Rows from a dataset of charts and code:
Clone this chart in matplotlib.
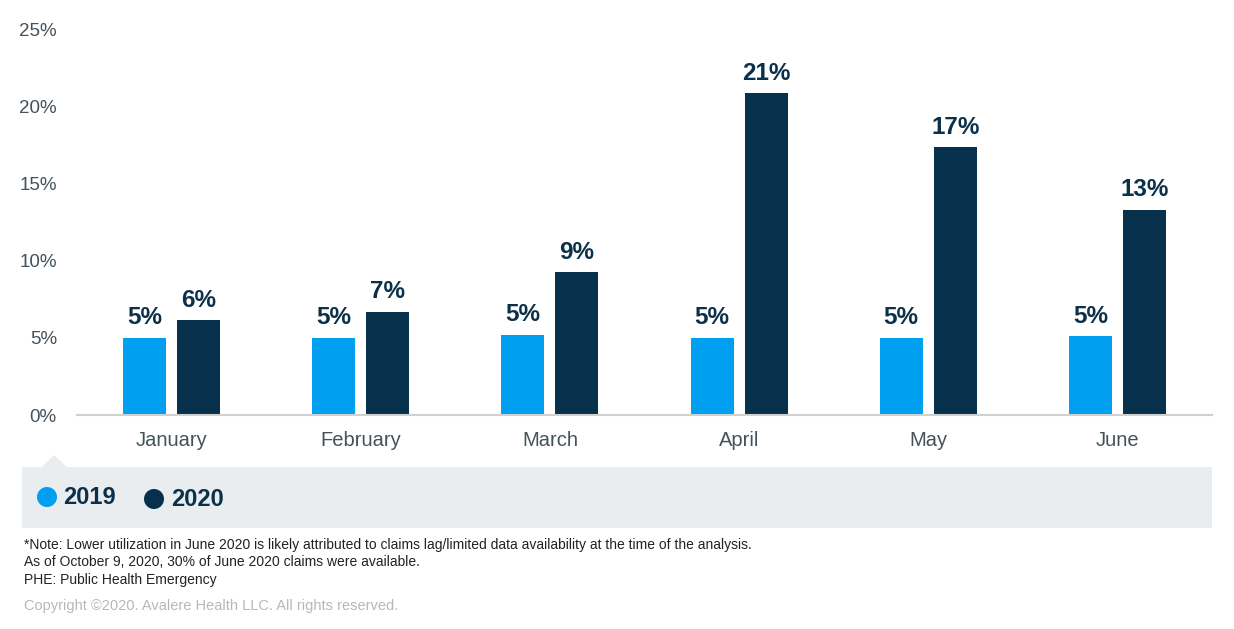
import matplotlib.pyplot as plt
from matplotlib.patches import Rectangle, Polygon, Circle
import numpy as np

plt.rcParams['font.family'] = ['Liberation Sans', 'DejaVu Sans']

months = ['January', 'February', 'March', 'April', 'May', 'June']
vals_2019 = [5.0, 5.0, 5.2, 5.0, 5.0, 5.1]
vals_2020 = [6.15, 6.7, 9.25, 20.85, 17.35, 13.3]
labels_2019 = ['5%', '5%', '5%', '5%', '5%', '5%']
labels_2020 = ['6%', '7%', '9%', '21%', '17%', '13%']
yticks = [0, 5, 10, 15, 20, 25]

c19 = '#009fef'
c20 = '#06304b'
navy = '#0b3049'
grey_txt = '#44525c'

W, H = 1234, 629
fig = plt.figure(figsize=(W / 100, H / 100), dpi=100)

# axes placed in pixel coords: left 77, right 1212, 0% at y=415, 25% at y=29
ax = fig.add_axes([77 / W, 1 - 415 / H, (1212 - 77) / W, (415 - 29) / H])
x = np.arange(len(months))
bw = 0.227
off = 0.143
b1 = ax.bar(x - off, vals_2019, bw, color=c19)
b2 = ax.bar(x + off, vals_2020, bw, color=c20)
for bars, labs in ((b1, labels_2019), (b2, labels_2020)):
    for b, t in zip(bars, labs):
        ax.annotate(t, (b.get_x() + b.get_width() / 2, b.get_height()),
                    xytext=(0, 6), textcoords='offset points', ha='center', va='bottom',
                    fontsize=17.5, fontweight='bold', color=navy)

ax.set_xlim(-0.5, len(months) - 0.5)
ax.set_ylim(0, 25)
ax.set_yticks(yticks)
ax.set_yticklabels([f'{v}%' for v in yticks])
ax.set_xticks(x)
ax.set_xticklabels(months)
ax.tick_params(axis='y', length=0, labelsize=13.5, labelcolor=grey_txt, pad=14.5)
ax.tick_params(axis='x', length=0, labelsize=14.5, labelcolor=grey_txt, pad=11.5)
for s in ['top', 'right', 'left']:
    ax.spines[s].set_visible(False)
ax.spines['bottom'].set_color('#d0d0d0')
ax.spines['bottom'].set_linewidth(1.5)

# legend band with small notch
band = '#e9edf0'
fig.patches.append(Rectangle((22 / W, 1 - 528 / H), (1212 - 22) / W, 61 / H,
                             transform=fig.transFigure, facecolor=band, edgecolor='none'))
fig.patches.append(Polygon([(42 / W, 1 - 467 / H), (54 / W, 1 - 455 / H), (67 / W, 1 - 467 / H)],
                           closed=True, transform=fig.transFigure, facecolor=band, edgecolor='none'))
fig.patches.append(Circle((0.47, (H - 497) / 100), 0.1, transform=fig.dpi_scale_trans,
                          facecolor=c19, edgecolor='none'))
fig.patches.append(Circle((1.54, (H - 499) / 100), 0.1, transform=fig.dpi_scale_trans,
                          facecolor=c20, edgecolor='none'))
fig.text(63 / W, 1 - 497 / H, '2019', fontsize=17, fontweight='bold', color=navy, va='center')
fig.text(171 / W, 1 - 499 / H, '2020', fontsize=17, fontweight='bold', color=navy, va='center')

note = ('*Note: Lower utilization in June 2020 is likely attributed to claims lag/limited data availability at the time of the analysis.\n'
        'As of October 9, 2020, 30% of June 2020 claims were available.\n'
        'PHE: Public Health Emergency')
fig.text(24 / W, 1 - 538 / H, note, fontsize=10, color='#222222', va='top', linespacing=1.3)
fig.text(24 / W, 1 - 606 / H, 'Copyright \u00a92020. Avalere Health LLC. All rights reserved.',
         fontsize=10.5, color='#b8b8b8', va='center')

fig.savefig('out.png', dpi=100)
---
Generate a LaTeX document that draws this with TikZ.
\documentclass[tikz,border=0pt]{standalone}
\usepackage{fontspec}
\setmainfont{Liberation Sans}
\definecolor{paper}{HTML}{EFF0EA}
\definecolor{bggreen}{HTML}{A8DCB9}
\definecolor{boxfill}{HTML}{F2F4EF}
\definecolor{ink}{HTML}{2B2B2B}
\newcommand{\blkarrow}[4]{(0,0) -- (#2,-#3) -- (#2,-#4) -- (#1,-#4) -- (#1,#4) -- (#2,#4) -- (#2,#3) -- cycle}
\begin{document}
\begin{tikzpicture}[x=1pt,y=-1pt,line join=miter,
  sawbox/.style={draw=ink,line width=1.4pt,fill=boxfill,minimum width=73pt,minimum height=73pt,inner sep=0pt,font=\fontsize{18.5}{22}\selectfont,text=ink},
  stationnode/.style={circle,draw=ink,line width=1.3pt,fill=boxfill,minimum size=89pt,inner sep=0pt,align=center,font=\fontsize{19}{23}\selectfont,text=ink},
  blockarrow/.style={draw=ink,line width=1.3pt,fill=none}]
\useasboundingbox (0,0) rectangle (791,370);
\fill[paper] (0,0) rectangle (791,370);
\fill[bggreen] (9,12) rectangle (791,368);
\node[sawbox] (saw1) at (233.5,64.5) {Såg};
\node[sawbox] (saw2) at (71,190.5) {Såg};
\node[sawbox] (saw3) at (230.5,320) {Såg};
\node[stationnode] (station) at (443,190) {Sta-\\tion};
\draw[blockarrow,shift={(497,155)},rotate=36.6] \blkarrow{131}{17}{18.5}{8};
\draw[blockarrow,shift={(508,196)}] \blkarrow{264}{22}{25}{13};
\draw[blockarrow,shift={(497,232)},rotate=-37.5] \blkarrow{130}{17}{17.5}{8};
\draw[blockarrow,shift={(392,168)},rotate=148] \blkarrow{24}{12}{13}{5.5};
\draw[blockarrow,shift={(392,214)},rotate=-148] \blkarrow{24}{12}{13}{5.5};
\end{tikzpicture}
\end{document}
--
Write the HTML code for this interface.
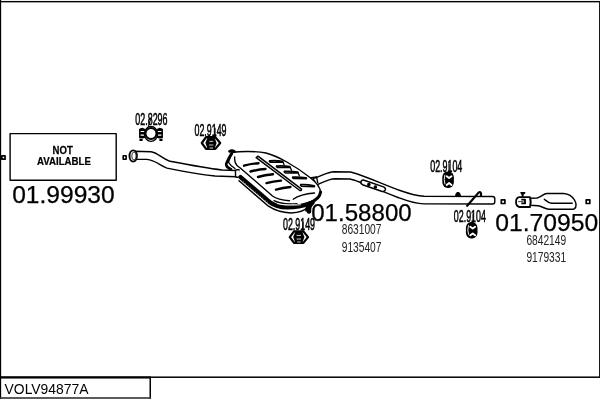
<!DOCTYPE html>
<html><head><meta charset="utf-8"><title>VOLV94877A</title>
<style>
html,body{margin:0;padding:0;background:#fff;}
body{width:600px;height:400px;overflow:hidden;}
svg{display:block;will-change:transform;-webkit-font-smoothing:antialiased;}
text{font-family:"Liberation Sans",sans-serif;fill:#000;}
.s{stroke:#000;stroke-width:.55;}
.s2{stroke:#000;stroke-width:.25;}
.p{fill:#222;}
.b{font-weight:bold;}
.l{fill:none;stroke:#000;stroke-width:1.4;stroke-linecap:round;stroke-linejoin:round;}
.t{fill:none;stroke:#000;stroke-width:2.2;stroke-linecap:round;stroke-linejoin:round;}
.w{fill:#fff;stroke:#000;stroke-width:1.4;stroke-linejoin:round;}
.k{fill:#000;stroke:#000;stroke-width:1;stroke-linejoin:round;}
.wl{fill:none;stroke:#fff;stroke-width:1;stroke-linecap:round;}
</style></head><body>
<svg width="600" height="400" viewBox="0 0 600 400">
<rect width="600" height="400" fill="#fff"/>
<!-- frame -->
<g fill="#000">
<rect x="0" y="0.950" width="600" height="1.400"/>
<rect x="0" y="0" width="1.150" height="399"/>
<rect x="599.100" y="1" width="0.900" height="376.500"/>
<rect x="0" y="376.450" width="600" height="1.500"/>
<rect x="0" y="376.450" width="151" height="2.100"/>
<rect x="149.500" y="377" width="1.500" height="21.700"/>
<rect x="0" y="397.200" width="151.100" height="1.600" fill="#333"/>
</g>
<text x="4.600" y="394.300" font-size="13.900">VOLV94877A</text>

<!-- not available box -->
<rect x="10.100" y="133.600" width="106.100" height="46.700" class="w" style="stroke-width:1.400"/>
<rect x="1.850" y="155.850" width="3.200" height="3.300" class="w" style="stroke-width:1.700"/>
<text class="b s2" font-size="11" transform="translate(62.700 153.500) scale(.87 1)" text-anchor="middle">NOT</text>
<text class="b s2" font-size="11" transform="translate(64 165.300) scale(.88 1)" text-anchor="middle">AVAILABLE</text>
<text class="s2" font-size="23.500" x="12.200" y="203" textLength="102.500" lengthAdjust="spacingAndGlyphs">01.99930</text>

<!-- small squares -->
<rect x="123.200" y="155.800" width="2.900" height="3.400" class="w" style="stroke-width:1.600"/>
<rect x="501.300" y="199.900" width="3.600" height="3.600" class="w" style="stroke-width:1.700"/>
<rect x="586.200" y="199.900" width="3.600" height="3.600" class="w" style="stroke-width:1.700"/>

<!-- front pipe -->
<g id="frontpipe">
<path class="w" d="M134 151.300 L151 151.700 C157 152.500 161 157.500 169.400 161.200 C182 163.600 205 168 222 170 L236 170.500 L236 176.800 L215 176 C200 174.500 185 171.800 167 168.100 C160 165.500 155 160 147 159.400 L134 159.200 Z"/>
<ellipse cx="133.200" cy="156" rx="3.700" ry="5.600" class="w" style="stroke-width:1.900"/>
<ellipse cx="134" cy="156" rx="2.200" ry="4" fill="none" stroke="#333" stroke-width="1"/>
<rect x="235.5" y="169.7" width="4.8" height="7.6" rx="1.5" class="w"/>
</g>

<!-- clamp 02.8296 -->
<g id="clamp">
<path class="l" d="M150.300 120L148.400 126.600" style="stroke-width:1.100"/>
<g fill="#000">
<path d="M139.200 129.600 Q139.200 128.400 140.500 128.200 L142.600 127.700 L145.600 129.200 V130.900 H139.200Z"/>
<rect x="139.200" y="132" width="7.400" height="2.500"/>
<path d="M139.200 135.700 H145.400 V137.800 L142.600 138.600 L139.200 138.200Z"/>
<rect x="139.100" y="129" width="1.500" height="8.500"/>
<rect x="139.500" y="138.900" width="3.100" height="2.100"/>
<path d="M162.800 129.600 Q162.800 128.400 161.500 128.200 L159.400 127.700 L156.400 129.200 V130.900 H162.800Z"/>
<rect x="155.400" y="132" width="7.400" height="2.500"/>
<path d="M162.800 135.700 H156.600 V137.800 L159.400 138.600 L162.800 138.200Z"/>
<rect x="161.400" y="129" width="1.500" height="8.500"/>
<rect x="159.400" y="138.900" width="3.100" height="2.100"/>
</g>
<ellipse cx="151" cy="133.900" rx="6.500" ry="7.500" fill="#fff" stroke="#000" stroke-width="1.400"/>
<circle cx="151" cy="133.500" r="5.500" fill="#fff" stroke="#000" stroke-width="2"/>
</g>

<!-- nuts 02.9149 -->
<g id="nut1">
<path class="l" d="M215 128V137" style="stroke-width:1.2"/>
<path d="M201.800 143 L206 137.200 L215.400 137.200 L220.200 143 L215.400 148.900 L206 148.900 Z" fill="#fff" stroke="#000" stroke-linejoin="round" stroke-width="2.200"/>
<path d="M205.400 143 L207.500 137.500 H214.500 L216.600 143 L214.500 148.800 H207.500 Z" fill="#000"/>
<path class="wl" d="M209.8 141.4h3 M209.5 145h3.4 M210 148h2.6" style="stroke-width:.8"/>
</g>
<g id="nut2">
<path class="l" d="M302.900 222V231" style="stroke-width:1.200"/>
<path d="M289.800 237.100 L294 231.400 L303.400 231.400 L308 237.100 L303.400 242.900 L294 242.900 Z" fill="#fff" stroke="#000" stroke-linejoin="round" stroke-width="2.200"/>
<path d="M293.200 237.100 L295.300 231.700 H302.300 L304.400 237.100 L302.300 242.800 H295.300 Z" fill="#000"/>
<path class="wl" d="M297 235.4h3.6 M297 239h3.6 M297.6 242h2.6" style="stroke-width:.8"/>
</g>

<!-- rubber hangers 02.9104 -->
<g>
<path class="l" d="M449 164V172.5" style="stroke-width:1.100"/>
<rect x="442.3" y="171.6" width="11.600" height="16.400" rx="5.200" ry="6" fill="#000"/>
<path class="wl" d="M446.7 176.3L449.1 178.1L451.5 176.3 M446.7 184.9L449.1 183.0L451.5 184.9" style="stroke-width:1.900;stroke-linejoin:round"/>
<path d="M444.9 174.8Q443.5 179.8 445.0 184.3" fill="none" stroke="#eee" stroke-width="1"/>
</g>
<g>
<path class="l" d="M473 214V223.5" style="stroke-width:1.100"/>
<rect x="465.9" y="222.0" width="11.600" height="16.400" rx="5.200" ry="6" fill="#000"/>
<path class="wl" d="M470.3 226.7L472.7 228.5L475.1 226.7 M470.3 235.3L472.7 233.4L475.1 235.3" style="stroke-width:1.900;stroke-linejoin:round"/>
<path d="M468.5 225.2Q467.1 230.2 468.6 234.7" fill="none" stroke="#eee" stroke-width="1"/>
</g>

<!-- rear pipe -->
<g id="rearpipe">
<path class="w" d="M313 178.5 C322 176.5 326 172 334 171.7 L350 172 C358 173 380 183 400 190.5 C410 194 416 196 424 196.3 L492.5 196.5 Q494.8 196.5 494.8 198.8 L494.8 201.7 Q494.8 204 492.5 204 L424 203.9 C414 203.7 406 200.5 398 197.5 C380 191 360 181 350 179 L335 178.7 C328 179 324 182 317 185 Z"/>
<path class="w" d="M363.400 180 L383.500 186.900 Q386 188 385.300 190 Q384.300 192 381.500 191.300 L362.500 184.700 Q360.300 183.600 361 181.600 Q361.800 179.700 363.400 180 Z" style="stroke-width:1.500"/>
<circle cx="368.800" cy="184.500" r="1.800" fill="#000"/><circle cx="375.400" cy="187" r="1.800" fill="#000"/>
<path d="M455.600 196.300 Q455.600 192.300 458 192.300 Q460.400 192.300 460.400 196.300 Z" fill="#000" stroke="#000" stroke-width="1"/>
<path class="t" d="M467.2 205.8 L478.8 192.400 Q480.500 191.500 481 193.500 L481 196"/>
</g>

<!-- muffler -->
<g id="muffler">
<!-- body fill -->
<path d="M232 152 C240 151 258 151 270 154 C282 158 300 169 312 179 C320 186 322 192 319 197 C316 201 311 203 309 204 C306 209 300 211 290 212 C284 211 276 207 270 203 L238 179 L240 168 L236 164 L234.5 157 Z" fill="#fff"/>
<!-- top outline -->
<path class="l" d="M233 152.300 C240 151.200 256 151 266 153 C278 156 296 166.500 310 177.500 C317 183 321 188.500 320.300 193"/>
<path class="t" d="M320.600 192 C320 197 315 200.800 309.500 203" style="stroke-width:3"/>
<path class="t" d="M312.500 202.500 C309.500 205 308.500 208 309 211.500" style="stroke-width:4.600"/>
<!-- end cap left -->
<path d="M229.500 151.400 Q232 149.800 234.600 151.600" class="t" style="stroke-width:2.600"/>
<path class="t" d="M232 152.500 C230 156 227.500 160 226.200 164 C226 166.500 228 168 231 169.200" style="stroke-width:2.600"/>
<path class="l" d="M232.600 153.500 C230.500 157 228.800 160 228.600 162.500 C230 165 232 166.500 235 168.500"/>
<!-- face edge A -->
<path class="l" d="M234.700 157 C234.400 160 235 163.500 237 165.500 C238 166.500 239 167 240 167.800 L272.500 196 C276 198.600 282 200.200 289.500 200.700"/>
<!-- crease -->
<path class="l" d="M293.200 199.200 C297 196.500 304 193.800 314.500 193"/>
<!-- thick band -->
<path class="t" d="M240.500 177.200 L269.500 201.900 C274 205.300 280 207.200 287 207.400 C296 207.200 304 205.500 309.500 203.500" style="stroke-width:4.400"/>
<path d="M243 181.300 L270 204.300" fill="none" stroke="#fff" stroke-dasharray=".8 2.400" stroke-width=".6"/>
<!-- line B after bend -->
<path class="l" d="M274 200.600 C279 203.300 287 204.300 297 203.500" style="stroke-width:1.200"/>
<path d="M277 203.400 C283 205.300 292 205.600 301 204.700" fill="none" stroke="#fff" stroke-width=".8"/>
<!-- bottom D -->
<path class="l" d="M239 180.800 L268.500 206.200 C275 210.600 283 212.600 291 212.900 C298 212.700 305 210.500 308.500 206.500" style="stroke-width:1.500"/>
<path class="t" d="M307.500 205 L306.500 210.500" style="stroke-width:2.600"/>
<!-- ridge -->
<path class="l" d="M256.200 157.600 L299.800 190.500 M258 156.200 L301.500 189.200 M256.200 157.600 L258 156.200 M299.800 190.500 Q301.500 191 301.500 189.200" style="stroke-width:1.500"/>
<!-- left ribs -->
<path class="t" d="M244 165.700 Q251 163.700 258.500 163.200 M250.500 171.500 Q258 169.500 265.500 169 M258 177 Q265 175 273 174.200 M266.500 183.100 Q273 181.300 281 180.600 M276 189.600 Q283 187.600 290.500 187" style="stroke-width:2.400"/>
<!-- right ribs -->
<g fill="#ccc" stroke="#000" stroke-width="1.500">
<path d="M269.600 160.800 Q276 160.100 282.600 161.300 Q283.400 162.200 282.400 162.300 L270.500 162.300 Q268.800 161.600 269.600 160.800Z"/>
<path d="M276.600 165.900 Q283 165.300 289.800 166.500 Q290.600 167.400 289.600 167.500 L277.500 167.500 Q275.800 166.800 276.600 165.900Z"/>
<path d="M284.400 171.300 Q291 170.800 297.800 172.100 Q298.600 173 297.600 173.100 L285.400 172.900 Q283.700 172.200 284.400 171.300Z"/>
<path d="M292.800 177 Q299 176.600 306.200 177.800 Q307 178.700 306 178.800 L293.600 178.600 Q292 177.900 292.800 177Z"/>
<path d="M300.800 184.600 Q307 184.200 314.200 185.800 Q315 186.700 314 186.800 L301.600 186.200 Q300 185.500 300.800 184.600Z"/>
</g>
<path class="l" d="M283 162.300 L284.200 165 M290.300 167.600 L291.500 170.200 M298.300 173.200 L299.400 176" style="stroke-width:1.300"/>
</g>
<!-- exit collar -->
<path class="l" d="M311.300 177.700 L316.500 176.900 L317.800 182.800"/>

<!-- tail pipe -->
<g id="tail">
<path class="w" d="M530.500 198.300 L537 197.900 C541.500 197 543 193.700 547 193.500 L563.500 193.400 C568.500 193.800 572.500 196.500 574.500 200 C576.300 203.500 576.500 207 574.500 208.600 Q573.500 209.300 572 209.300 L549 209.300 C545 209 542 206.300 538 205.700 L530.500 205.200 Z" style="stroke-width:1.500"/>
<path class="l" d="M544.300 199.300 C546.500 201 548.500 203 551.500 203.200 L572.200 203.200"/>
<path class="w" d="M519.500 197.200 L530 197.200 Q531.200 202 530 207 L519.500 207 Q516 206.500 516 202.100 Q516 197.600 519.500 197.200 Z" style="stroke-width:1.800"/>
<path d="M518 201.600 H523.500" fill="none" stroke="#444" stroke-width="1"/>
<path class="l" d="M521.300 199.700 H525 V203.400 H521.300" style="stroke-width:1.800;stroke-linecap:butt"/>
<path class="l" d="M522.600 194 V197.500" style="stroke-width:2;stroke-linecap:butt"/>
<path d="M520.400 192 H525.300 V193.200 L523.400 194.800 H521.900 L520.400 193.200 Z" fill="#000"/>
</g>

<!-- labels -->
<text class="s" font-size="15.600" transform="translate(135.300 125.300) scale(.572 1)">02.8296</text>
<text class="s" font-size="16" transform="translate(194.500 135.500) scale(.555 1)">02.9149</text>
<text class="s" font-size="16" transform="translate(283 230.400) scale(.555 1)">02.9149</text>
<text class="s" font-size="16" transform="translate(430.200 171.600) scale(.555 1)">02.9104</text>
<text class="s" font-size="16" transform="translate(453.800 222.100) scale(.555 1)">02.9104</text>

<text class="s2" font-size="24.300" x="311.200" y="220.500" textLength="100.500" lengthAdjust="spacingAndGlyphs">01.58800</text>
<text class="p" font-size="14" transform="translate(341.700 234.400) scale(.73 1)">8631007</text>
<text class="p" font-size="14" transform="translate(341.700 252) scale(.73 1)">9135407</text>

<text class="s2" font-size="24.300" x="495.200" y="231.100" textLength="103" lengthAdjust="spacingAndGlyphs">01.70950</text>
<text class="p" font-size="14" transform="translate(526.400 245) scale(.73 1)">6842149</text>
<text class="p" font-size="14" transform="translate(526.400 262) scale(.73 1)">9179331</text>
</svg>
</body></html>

** Task brief **
Scan the lines for the string "with". Copy out each line that matches.

** Solved problem **
# legend band with small notch
Generate a LaTeX document that draws this with TikZ.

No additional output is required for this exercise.